Wrestling is another interesting aspect to this type of game. What actually makes shows like WWE (or in the past, WWF and WCW) interesting is not just the actual wrestling and display of physical strength, but the drama surrounding it. It doesn't matter as much what takes place during a wrestling match as it does with how entertaining it was. The movie Beyond the Mat was a documentary about the life of several showed what they had to go through every week in order to put on a show. One wrestler in particular, Mick Foley (Mankind), would often self-mutilate for the benefit of the show and to make it look unique. He would wind up all bloody (with real blood) and had plenty of scars from previous shows. There was almost a masochistic feel to what he was doing. The movie also showed how much emotional pain that he put his family through. While the show itself was scripted, he was really inflicting pain on himself and was really bleeding. The trips to the hospital and the concussions were real. It was because of his family that he ultimately decided to retire from the game, despite his enjoyment in pleasing the fans every week.

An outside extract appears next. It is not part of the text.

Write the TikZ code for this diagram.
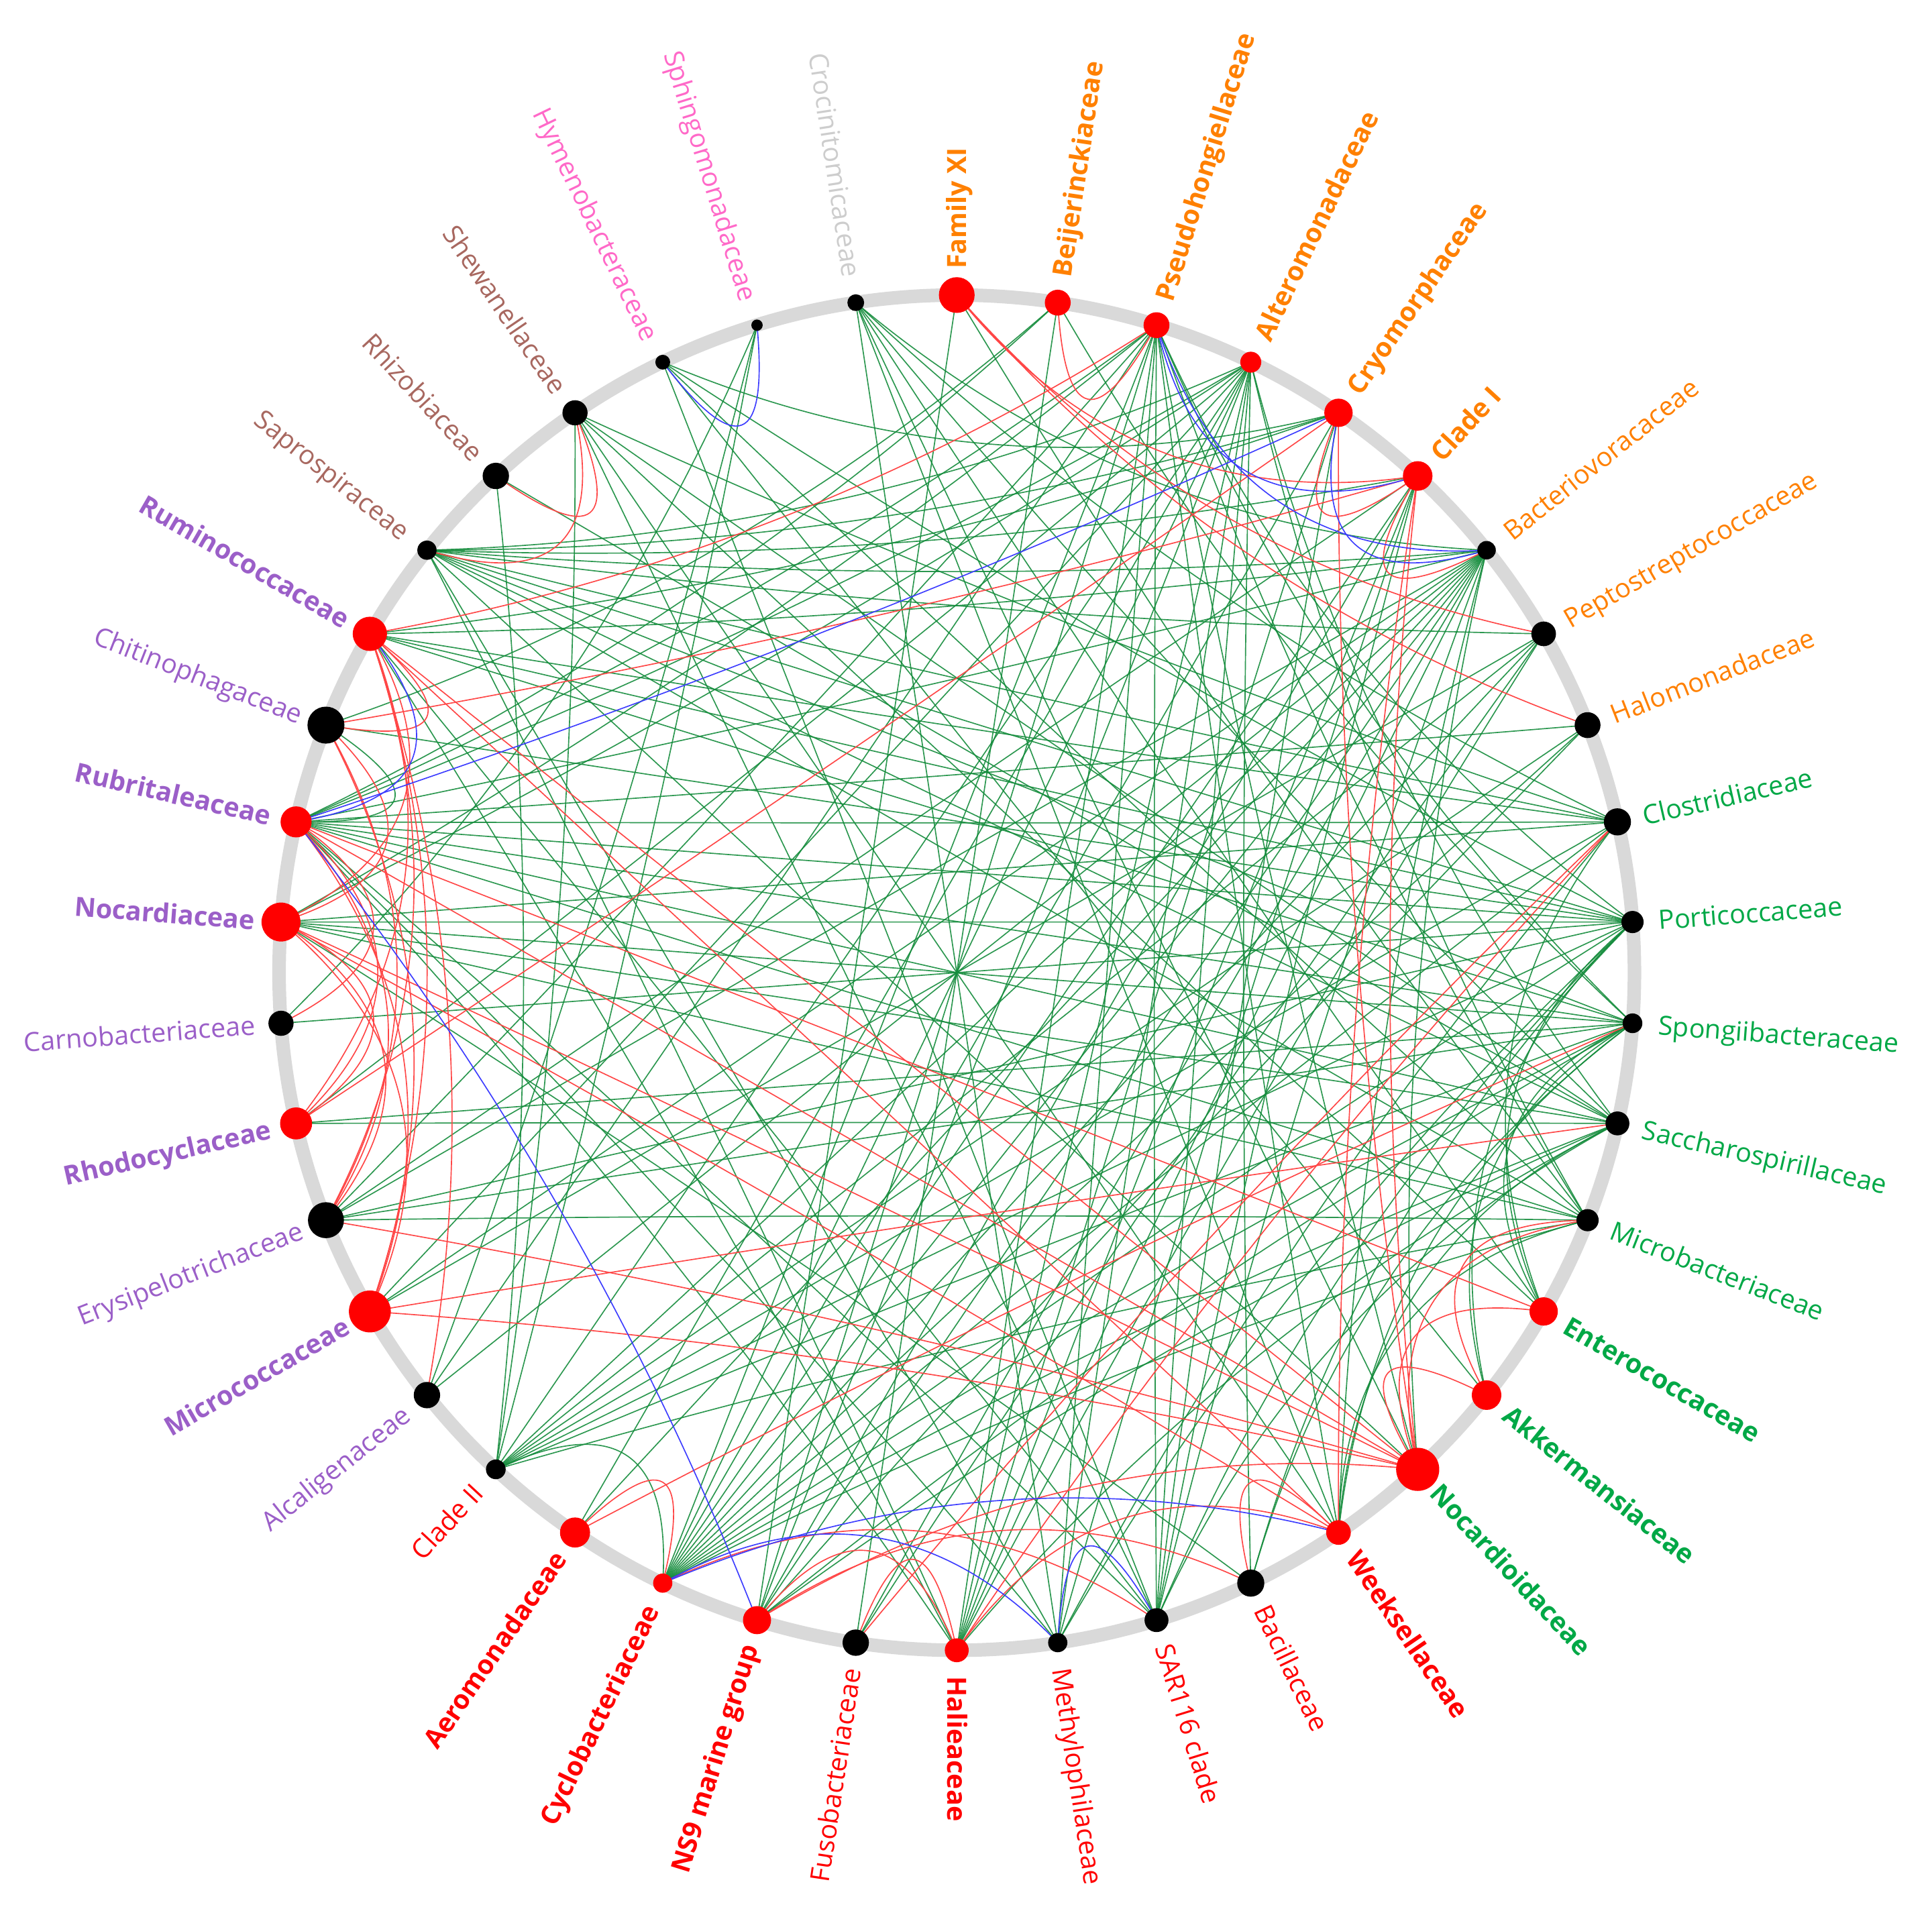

Moral Kombat has only a very small aspect of setup in contrast to the wrestling of're fighting another person, but for a specific reason, which although not defined by the game, you can are both members of a rival gang, or the other guy stole your girlfriend or something. I would imagine that two boys playing the game could easily make up reasons for deciding to fight each other on the game...wether it be a boyish desire to just fight and show off their manhood or because one boy had stole the other's toys or made up rumors about him at school or something. An interesting thought regarding video games such as Mortal Kombat is that they do not actually rely on the player's physical strength in order to win the game. With the selection of a character and a push of a button, you have a huge buff body and a certain set of skills. Winning the game depends instead on your ability to push buttons at a certain speed and in a certain order. The contrast to that would be a game such as World Class Track Meet that used the PowerPad on the original Nintendo. You actually played out an entire set of Olympic-like games and it relied on some set of physical skills. For the long jump, you would simply run as fast as you can on the pad and then jump off, but there IS an aspect of physical skill to it -- running.

In conclusion, I see that fighting games have their place, even if it's not something that I am very interested in playing. Mortal Kombat set the tone for fighting games for years to come, in addition to the sequels to the same game. These games play to the boyish needs of some boys, but maybe not to all.